4) co2 balance of those 'biofuels' is way worse than fuels refined from extracted fossil fuels

5) additional supply of these fuels lowers fuel prices thereby slowing shift to renewable energy sources (i.e. renewable electricity)

6) simply paying farmers for fallow fields is a much simpler solution to the problem

3 comments

I agree with the first points, but if you pay farmers not to farm, you'll get farmers who don't farm, you'll get farmers with more fields that they can use (because they'll have fields for 100% of what they can produce + extra ones for governments money), and you'll get speculative investors investing in empty fields to collect money.

So, when shit hits the fan, you have farmers who can't increase production, because they don't have the resources, and you get speculative investors who jump ship, plus a lot of empty fields and hungry citizens, revolution, guillotines, etc.

If those areas are now producing crops, you have a guarantee, that the farmer can actually handle those fields, that the equipment is in working order, you know how much they can produce, and all it takes is just to switch the corn for eg. ethanol to corn fit for humans to eat.

> co2 balance of those 'biofuels' is way worse than fuels refined from extracted fossil fuels

By what metric? You get out much more energy than you put in. And when we're talking about keeping farms active, that land wasn't going to be doing something significantly better wrt carbon if the subsidy didn't exist.

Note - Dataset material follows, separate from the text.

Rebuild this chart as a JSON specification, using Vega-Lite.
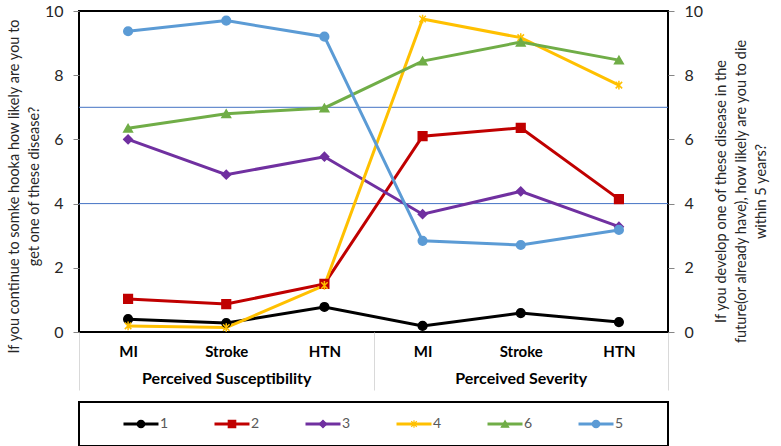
{
  "$schema": "https://vega.github.io/schema/vega-lite/v6.json",
  "description": "Perceived susceptibility and severity scores by group",
  "background": "white",
  "padding": {"left": 5, "top": 2, "right": 5, "bottom": 5},
  "spacing": 9,
  "config": {
    "font": "Lato",
    "view": {"stroke": "black", "strokeWidth": 2},
    "axis": {"labelFont": "Lato", "titleFont": "Lato"}
  },
  "datasets": {
    "scores": [
      {"series": "1", "key": "S|MI", "group": "Perceived Susceptibility", "value": 0.40},
      {"series": "1", "key": "S|Stroke", "group": "Perceived Susceptibility", "value": 0.28},
      {"series": "1", "key": "S|HTN", "group": "Perceived Susceptibility", "value": 0.78},
      {"series": "1", "key": "V|MI", "group": "Perceived Severity", "value": 0.19},
      {"series": "1", "key": "V|Stroke", "group": "Perceived Severity", "value": 0.59},
      {"series": "1", "key": "V|HTN", "group": "Perceived Severity", "value": 0.31},
      {"series": "2", "key": "S|MI", "group": "Perceived Susceptibility", "value": 1.03},
      {"series": "2", "key": "S|Stroke", "group": "Perceived Susceptibility", "value": 0.87},
      {"series": "2", "key": "S|HTN", "group": "Perceived Susceptibility", "value": 1.50},
      {"series": "2", "key": "V|MI", "group": "Perceived Severity", "value": 6.10},
      {"series": "2", "key": "V|Stroke", "group": "Perceived Severity", "value": 6.36},
      {"series": "2", "key": "V|HTN", "group": "Perceived Severity", "value": 4.14},
      {"series": "3", "key": "S|MI", "group": "Perceived Susceptibility", "value": 6.00},
      {"series": "3", "key": "S|Stroke", "group": "Perceived Susceptibility", "value": 4.90},
      {"series": "3", "key": "S|HTN", "group": "Perceived Susceptibility", "value": 5.46},
      {"series": "3", "key": "V|MI", "group": "Perceived Severity", "value": 3.67},
      {"series": "3", "key": "V|Stroke", "group": "Perceived Severity", "value": 4.38},
      {"series": "3", "key": "V|HTN", "group": "Perceived Severity", "value": 3.28},
      {"series": "4", "key": "S|MI", "group": "Perceived Susceptibility", "value": 0.19},
      {"series": "4", "key": "S|Stroke", "group": "Perceived Susceptibility", "value": 0.14},
      {"series": "4", "key": "S|HTN", "group": "Perceived Susceptibility", "value": 1.45},
      {"series": "4", "key": "V|MI", "group": "Perceived Severity", "value": 9.75},
      {"series": "4", "key": "V|Stroke", "group": "Perceived Severity", "value": 9.17},
      {"series": "4", "key": "V|HTN", "group": "Perceived Severity", "value": 7.69},
      {"series": "6", "key": "S|MI", "group": "Perceived Susceptibility", "value": 6.35},
      {"series": "6", "key": "S|Stroke", "group": "Perceived Susceptibility", "value": 6.80},
      {"series": "6", "key": "S|HTN", "group": "Perceived Susceptibility", "value": 6.98},
      {"series": "6", "key": "V|MI", "group": "Perceived Severity", "value": 8.44},
      {"series": "6", "key": "V|Stroke", "group": "Perceived Severity", "value": 9.03},
      {"series": "6", "key": "V|HTN", "group": "Perceived Severity", "value": 8.47},
      {"series": "5", "key": "S|MI", "group": "Perceived Susceptibility", "value": 9.37},
      {"series": "5", "key": "S|Stroke", "group": "Perceived Susceptibility", "value": 9.70},
      {"series": "5", "key": "S|HTN", "group": "Perceived Susceptibility", "value": 9.20},
      {"series": "5", "key": "V|MI", "group": "Perceived Severity", "value": 2.84},
      {"series": "5", "key": "V|Stroke", "group": "Perceived Severity", "value": 2.71},
      {"series": "5", "key": "V|HTN", "group": "Perceived Severity", "value": 3.18}
    ],
    "refs": [{"ref": 4}, {"ref": 7}],
    "series": [
      {"series": "1"}, {"series": "2"}, {"series": "3"},
      {"series": "4"}, {"series": "6"}, {"series": "5"}
    ]
  },
  "vconcat": [
    {
      "width": 589,
      "height": 321,
      "layer": [
        {
          "layer": [
            {
              "data": {"name": "refs"},
              "mark": {"type": "rule", "color": "#4472C4", "strokeWidth": 1},
              "encoding": {
                "y": {"field": "ref", "type": "quantitative", "scale": {"domain": [0, 10]}}
              }
            },
            {
              "data": {"name": "scores"},
              "encoding": {
                "x": {
                  "field": "key",
                  "type": "nominal",
                  "sort": ["S|MI", "S|Stroke", "S|HTN", "V|MI", "V|Stroke", "V|HTN"],
                  "axis": {
                    "title": null,
                    "domain": false,
                    "ticks": false,
                    "labelAngle": 0,
                    "labelPadding": 12,
                    "labelFontSize": 15,
                    "labelFontWeight": "bold",
                    "labelColor": "#000000",
                    "labelExpr": "split(datum.label, '|')[1]"
                  }
                },
                "y": {
                  "field": "value",
                  "type": "quantitative",
                  "scale": {"domain": [0, 10]},
                  "axis": {
                    "values": [0, 2, 4, 6, 8, 10],
                    "grid": false,
                    "domain": false,
                    "tickSize": 6,
                    "tickColor": "#868686",
                    "labelPadding": 10,
                    "labelFontSize": 16,
                    "labelColor": "#262626",
                    "title": ["If you continue to somke hooka how likely are you to", "get one of these disease?"],
                    "titleFontSize": 14.5,
                    "titleFontWeight": "normal",
                    "titleColor": "#262626",
                    "titleLineHeight": 20,
                    "titlePadding": 3,
                    "titleY": 175
                  }
                },
                "color": {
                  "field": "series",
                  "type": "nominal",
                  "scale": {
                    "domain": ["1", "2", "3", "4", "6", "5"],
                    "range": ["#000000", "#C00000", "#7030A0", "#FFC000", "#70AD47", "#5B9BD5"]
                  },
                  "legend": null
                }
              },
              "layer": [
                {"mark": {"type": "line", "strokeWidth": 3}},
                {
                  "mark": {"type": "point", "filled": true, "opacity": 1, "size": 75, "strokeWidth": 1.5},
                  "encoding": {
                    "stroke": {
                      "field": "series",
                      "type": "nominal",
                      "scale": {
                        "domain": ["1", "2", "3", "4", "6", "5"],
                        "range": ["#000000", "#C00000", "#7030A0", "#FFC000", "#70AD47", "#5B9BD5"]
                      },
                      "legend": null
                    },
                    "shape": {
                      "field": "series",
                      "type": "nominal",
                      "scale": {
                        "domain": ["1", "2", "3", "4", "6", "5"],
                        "range": ["circle", "square", "diamond", "M-0.75,-0.75L0.75,0.75M-0.75,0.75L0.75,-0.75M0,-1L0,1", "triangle-up", "circle"]
                      },
                      "legend": null
                    }
                  }
                }
              ]
            }
          ]
        },
        {
          "data": {"name": "scores"},
          "mark": {"type": "point", "opacity": 0},
          "encoding": {
            "y": {
              "field": "value",
              "type": "quantitative",
              "scale": {"domain": [0, 10]},
              "axis": {
                "orient": "right",
                "values": [0, 2, 4, 6, 8, 10],
                "grid": false,
                "domain": false,
                "tickSize": 6,
                "tickColor": "#868686",
                "labelPadding": 10,
                "labelFontSize": 16,
                "labelColor": "#262626",
                "title": ["If you develop one of these disease in the", "future(or already have), how likely are you to die", "within 5 years?"],
                "titleFontSize": 14.5,
                "titleFontWeight": "normal",
                "titleColor": "#262626",
                "titleLineHeight": 20,
                "titleAngle": 270,
                "titlePadding": -14,
                "titleY": 180
              }
            }
          }
        },
        {
          "data": {"name": "scores"},
          "mark": {"type": "point", "opacity": 0},
          "encoding": {
            "x": {
              "field": "group",
              "type": "nominal",
              "sort": ["Perceived Susceptibility", "Perceived Severity"],
              "scale": {"type": "band", "paddingInner": 0, "paddingOuter": 0},
              "axis": {
                "orient": "bottom",
                "title": null,
                "domain": false,
                "ticks": true,
                "tickBand": "extent",
                "tickSize": 58,
                "tickColor": "#D9D9D9",
                "tickWidth": 1,
                "labelAngle": 0,
                "labelPadding": -20,
                "labelFontSize": 16,
                "labelFontWeight": "bold",
                "labelColor": "#000000"
              }
            }
          }
        }
      ],
      "resolve": {"scale": {"x": "independent", "y": "independent"}}
    },
    {
      "width": 589,
      "height": 44,
      "data": {"name": "series"},
      "encoding": {
        "x": {
          "field": "series",
          "type": "nominal",
          "sort": ["1", "2", "3", "4", "6", "5"],
          "scale": {"type": "band", "paddingInner": 0, "paddingOuter": 0.236},
          "axis": null
        },
        "color": {
          "field": "series",
          "type": "nominal",
          "scale": {
            "domain": ["1", "2", "3", "4", "6", "5"],
            "range": ["#000000", "#C00000", "#7030A0", "#FFC000", "#70AD47", "#5B9BD5"]
          },
          "legend": null
        }
      },
      "layer": [
        {"mark": {"type": "point", "shape": "stroke", "size": 1225, "strokeWidth": 3, "filled": false, "opacity": 1, "xOffset": -5}},
        {
          "mark": {"type": "point", "filled": true, "opacity": 1, "size": 55, "strokeWidth": 1.2, "xOffset": -5},
          "encoding": {
            "stroke": {
              "field": "series",
              "type": "nominal",
              "scale": {
                "domain": ["1", "2", "3", "4", "6", "5"],
                "range": ["#000000", "#C00000", "#7030A0", "#FFC000", "#70AD47", "#5B9BD5"]
              },
              "legend": null
            },
            "shape": {
              "field": "series",
              "type": "nominal",
              "scale": {
                "domain": ["1", "2", "3", "4", "6", "5"],
                "range": ["circle", "square", "diamond", "M-0.75,-0.75L0.75,0.75M-0.75,0.75L0.75,-0.75M0,-1L0,1", "triangle-up", "circle"]
              },
              "legend": null
            }
          }
        },
        {
          "mark": {"type": "text", "align": "left", "xOffset": 14, "fontSize": 14, "color": "#595959"},
          "encoding": {"text": {"field": "series"}, "color": {"value": "#595959"}}
        }
      ]
    }
  ]
}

4 & 5 are simply nonsense.

3 does not really apply in France. There are extensive swathes of country which are hugely monocultured already with food crops. At the same time small farming, economically uncompetitive types of farming, and other forms of land stewardship are extensively supported by the state in various ways. The question of monoculture is much more complicated than to think that growing rape for biodiesel is going to remove biodiversity.